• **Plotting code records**
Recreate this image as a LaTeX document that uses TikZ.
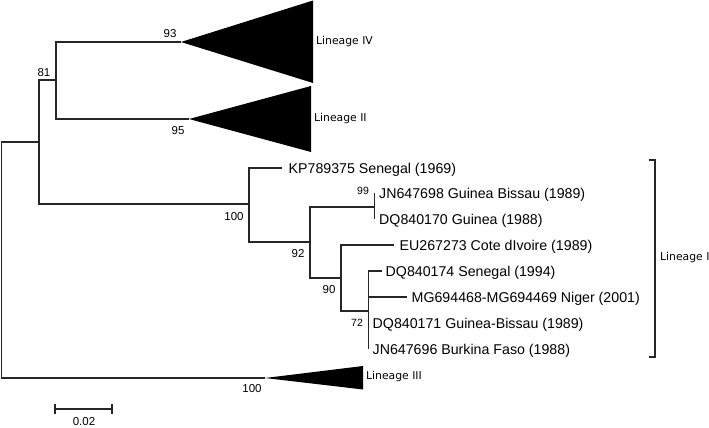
\documentclass[tikz,border=0pt]{standalone}
\usepackage{fontspec}
\setmainfont{Liberation Sans}
\newfontfamily\linfont{DejaVu Sans}
\begin{document}
\begin{tikzpicture}[x=1pt,y=-1pt,
  branch/.style={draw=black!85, line width=1.2pt},
  clade/.style={fill=black},
  leaf/.style={anchor=west, inner sep=0pt, text height=10.2pt, text depth=0pt, font=\fontsize{14.2}{16}\selectfont},
  boot/.style={inner sep=0pt, text height=8.2pt, text depth=0pt, font=\fontsize{11.5}{13}\selectfont},
  bootsm/.style={inner sep=0pt, text height=7.5pt, text depth=0pt, font=\fontsize{10.5}{12}\selectfont},
  lin/.style={anchor=west, inner sep=0pt, font=\linfont\fontsize{10.8}{12}\selectfont}]
\useasboundingbox (0,0) rectangle (709,428);
% internal nodes and tips
\coordinate (root) at (1.5,260);
\coordinate (n81) at (39,142);
\coordinate (n56) at (56,80);
\coordinate (aIV) at (181,42);
\coordinate (aII) at (189,119);
\coordinate (n100) at (249,204);
\coordinate (tKP) at (282,168);
\coordinate (n92) at (310,242);
\coordinate (n99) at (374.5,207);
\coordinate (tJN8) at (374.5,193);
\coordinate (tDQ70) at (374.5,219);
\coordinate (n90) at (341,278);
\coordinate (tEU) at (394,245);
\coordinate (n72) at (368.5,311);
\coordinate (tDQ74) at (382,271);
\coordinate (tMG) at (407,297);
\coordinate (tDQ71) at (368.5,323);
\coordinate (tJN96) at (368.5,349);
\coordinate (aIII) at (265,378);
% collapsed clades
\coordinate (bIVt) at (313,0.5); \coordinate (bIVb) at (313,83);
\coordinate (bIIt) at (311,86); \coordinate (bIIb) at (311,152);
\coordinate (bIIIt) at (363,366); \coordinate (bIIIb) at (363,389.5);
\fill[clade] (aIV) -- (bIVt) -- (bIVb) -- cycle;
\fill[clade] (aII) -- (bIIt) -- (bIIb) -- cycle;
\fill[clade] (aIII) -- (bIIIt) -- (bIIIb) -- cycle;
% branches
\draw[branch] (root) |- (n81);
\draw[branch] (root) |- (aIII);
\draw[branch] (n81) |- (n56);
\draw[branch] (n81) |- (n100);
\draw[branch] (n56) |- (aIV);
\draw[branch] (n56) |- (aII);
\draw[branch] (n100) |- (tKP);
\draw[branch] (n100) |- (n92);
\draw[branch] (n92) |- (n99);
\draw[branch] (n92) |- (n90);
\draw[branch] (n99) -- (tJN8);
\draw[branch] (n99) -- (tDQ70);
\draw[branch] (n90) |- (tEU);
\draw[branch] (n90) |- (n72);
\draw[branch] (n72) |- (tDQ74);
\draw[branch] (n72) |- (tMG);
\draw[branch] (n72) -- (tDQ71);
\draw[branch] (n72) -- (tJN96);
% leaf labels
\node[leaf] (KP) at (288.5,168) {KP789375 Senegal (1969)};
\node[leaf] (JN8) at (379,193) {JN647698 Guinea Bissau (1989)};
\node[leaf] (DQ70) at (379,219) {DQ840170 Guinea (1988)};
\node[leaf] (EU) at (399.5,245) {EU267273 Cote dIvoire (1989)};
\node[leaf] (DQ74) at (385.5,271) {DQ840174 Senegal (1994)};
\node[leaf] (MG) at (411.5,297) {MG694468-MG694469 Niger (2001)};
\node[leaf] (DQ71) at (372.5,323) {DQ840171 Guinea-Bissau (1989)};
\node[leaf] (JN96) at (372.5,349) {JN647696 Burkina Faso (1988)};
% lineage labels
\node[lin] (lIV) at (316,42) {Lineage IV};
\node[lin] (lII) at (314,118.5) {Lineage II};
\node[lin] (lIII) at (366,377) {Lineage III};
% bracket
\coordinate (bt0) at (649,160); \coordinate (bt) at (655,160);
\coordinate (bb) at (655,357); \coordinate (bb0) at (649,357);
\draw[branch] (bt0) -- (bt) -- (bb) -- (bb0);
\node[lin] (lI) at (660,258) {Lineage I};
% bootstrap values
\node[boot] (b93) at (170,33) {93};
\node[boot] (b95) at (178,130) {95};
\node[boot] (b81) at (44,72) {81};
\node[boot] (b100a) at (234,216) {100};
\node[bootsm] (b99) at (363,191) {99};
\node[boot] (b92) at (298,253) {92};
\node[boot] (b90) at (329,289) {90};
\node[bootsm] (b72) at (357,323) {72};
\node[boot] (b100b) at (252,388) {100};
% scale bar
\coordinate (s1) at (55,409); \coordinate (s2) at (112,409);
\coordinate (s1t) at (55,404); \coordinate (s1b) at (55,414);
\coordinate (s2t) at (112,404); \coordinate (s2b) at (112,414);
\draw[branch] (s1) -- (s2);
\draw[branch] (s1t) -- (s1b);
\draw[branch] (s2t) -- (s2b);
\node[boot] (sl) at (84,421) {0.02};
\end{tikzpicture}
\end{document}
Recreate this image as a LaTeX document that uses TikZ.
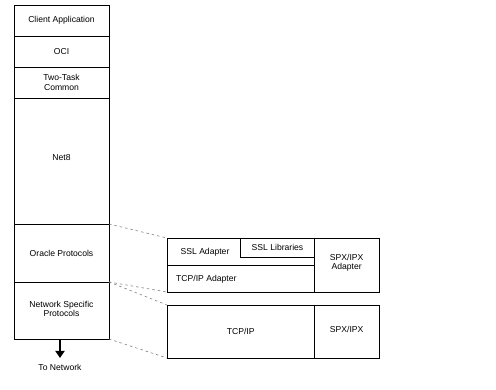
\documentclass[tikz,border=0pt]{standalone}
\usepackage{fontspec}
\setmainfont{Liberation Sans}
\usetikzlibrary{arrows.meta}
\begin{document}
\begin{tikzpicture}[x=1pt,y=-1pt,
  lbl/.style={font=\fontsize{8.6}{9.2}\selectfont, align=center, inner sep=0pt},
  box/.style={draw=black, line width=0.8pt},
  conn/.style={draw=gray, line width=0.6pt, dash pattern=on 2.5pt off 3pt}]
\useasboundingbox (0,0) rectangle (496,390);
% left column
\draw[box] (14,5) rectangle (109,339);
\draw[box] (14,36) -- (109,36);
\draw[box] (14,67) -- (109,67);
\draw[box] (14,98) -- (109,98);
\draw[box] (14,224) -- (109,224);
\draw[box] (14,282) -- (109,282);
\node[lbl] (client) at (61.5,20.5) {Client Application};
\node[lbl] (oci) at (61.5,51.5) {OCI};
\node[lbl] (ttc) at (61.5,82.5) {Two-Task\\Common};
\node[lbl] (net8) at (61.5,158) {Net8};
\node[lbl] (orap) at (61.5,253) {Oracle Protocols};
\node[lbl] (nsp) at (61.5,309) {Network Specific\\Protocols};
% arrow
\coordinate (abot) at (60,339);
\coordinate (atip) at (60,358);
\draw[line width=2.6pt, -{Triangle[length=7pt,width=9pt]}] (abot) -- (atip);
\node[lbl] (tonet) at (60,367) {To Network};
% upper right box
\draw[box] (167,238) rectangle (379,292);
\draw[box] (314.3,238) -- (314.3,292);
\draw[box] (167,265) -- (314.3,265);
\draw[box] (240.7,238) -- (240.7,257.3) -- (314.3,257.3);
\node[lbl] (ssla) at (205,252) {SSL Adapter};
\node[lbl] (ssll) at (277.5,247.5) {SSL Libraries};
\node[lbl, anchor=west] (tcpa) at (176,279) {TCP/IP Adapter};
\node[lbl] (spxa) at (346.7,263) {SPX/IPX\\Adapter};
% lower right box
\draw[box] (167,305) rectangle (379,358);
\draw[box] (314.3,305) -- (314.3,358);
\node[lbl] (tcp) at (240.7,331) {TCP/IP};
\node[lbl] (spx) at (346.7,329) {SPX/IPX};
% dashed connectors
\coordinate (o1) at (109,224);
\coordinate (o2) at (109,282);
\coordinate (o3) at (109,339);
\coordinate (u1) at (167,238);
\coordinate (u2) at (167,292);
\coordinate (l1) at (167,305);
\coordinate (l2) at (167,358);
\draw[conn] (o1) -- (u1);
\draw[conn] (o2) -- (u2);
\draw[conn] (o2) -- (l1);
\draw[conn] (o3) -- (l2);
\end{tikzpicture}
\end{document}
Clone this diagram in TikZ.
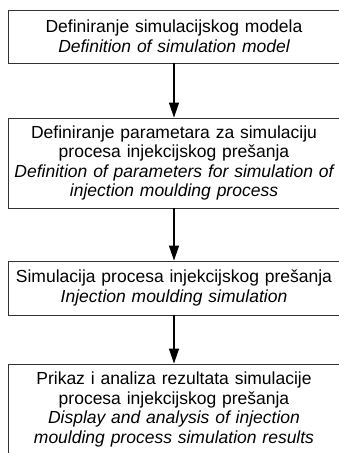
\documentclass[tikz,border=0pt]{standalone}
\usepackage{fontspec}
\setmainfont{Liberation Sans}
\usetikzlibrary{arrows.meta}

\tikzset{
    stepbox/.style={draw=black!80,line width=0.9pt,minimum width=332pt,text width=324pt,align=center,inner sep=0pt,font=\fontsize{17.5}{19.6}\selectfont},
    flow/.style={-{Triangle[length=15pt,width=10pt]},line width=1.3pt}
}

\begin{document}
\begin{tikzpicture}[x=1pt,y=-1pt]
    \useasboundingbox(0,0)rectangle(338,453);

    \node[stepbox,minimum height=53pt](model)at(174,36.5){Definiranje simulacijskog modela\\\itshape Definition of simulation model};
    \node[stepbox,minimum height=90pt](param)at(174,163){Definiranje parametara za simulaciju\\procesa injekcijskog prešanja\\\itshape Definition of parameters for simulation of\\\itshape injection moulding process};
    \node[stepbox,minimum height=54pt](sim)at(174,288){Simulacija procesa injekcijskog prešanja\\\itshape Injection moulding simulation};
    \node[stepbox,minimum height=91pt](result)at(174,409.5){Prikaz i analiza rezultata simulacije\\procesa injekcijskog prešanja\\\itshape Display and analysis of injection\\\itshape moulding process simulation results};

    \draw[flow](model)--(param);
    \draw[flow](param)--(sim);
    \draw[flow](sim)--(result);
\end{tikzpicture}
\end{document}
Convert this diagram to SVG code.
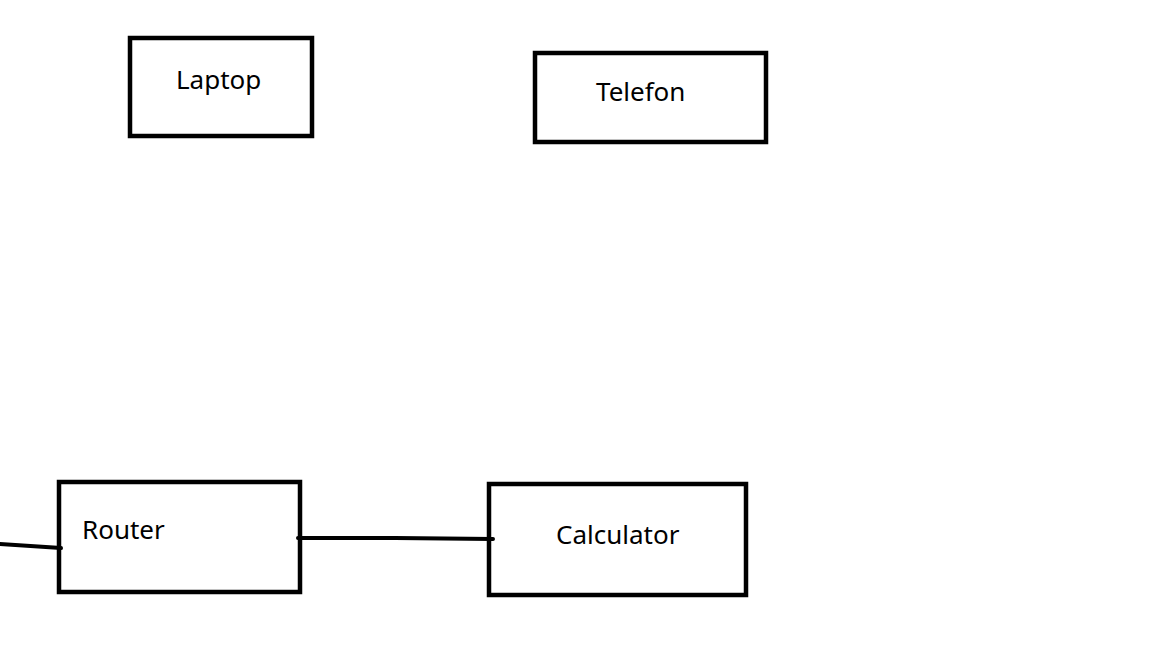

• **Task directions**
From the line with "Clone this diagram in TikZ." down to the end of the entries, retype each line exactly as written, but drop the pictures.

• **Answer for this exercise**
Clone this diagram in TikZ.
\documentclass[tikz,border=0pt]{standalone}
\usepackage{fontspec}
\setmainfont{Liberation Sans}
\usetikzlibrary{arrows.meta}

\tikzset{
    stepbox/.style={draw=black!80,line width=0.9pt,minimum width=332pt,text width=324pt,align=center,inner sep=0pt,font=\fontsize{17.5}{19.6}\selectfont},
    flow/.style={-{Triangle[length=15pt,width=10pt]},line width=1.3pt}
}

\begin{document}
\begin{tikzpicture}[x=1pt,y=-1pt]
    \useasboundingbox(0,0)rectangle(338,453);

    \node[stepbox,minimum height=53pt](model)at(174,36.5){Definiranje simulacijskog modela\\\itshape Definition of simulation model};
    \node[stepbox,minimum height=90pt](param)at(174,163){Definiranje parametara za simulaciju\\procesa injekcijskog prešanja\\\itshape Definition of parameters for simulation of\\\itshape injection moulding process};
    \node[stepbox,minimum height=54pt](sim)at(174,288){Simulacija procesa injekcijskog prešanja\\\itshape Injection moulding simulation};
    \node[stepbox,minimum height=91pt](result)at(174,409.5){Prikaz i analiza rezultata simulacije\\procesa injekcijskog prešanja\\\itshape Display and analysis of injection\\\itshape moulding process simulation results};

    \draw[flow](model)--(param);
    \draw[flow](param)--(sim);
    \draw[flow](sim)--(result);
\end{tikzpicture}
\end{document}
Convert this diagram to SVG code.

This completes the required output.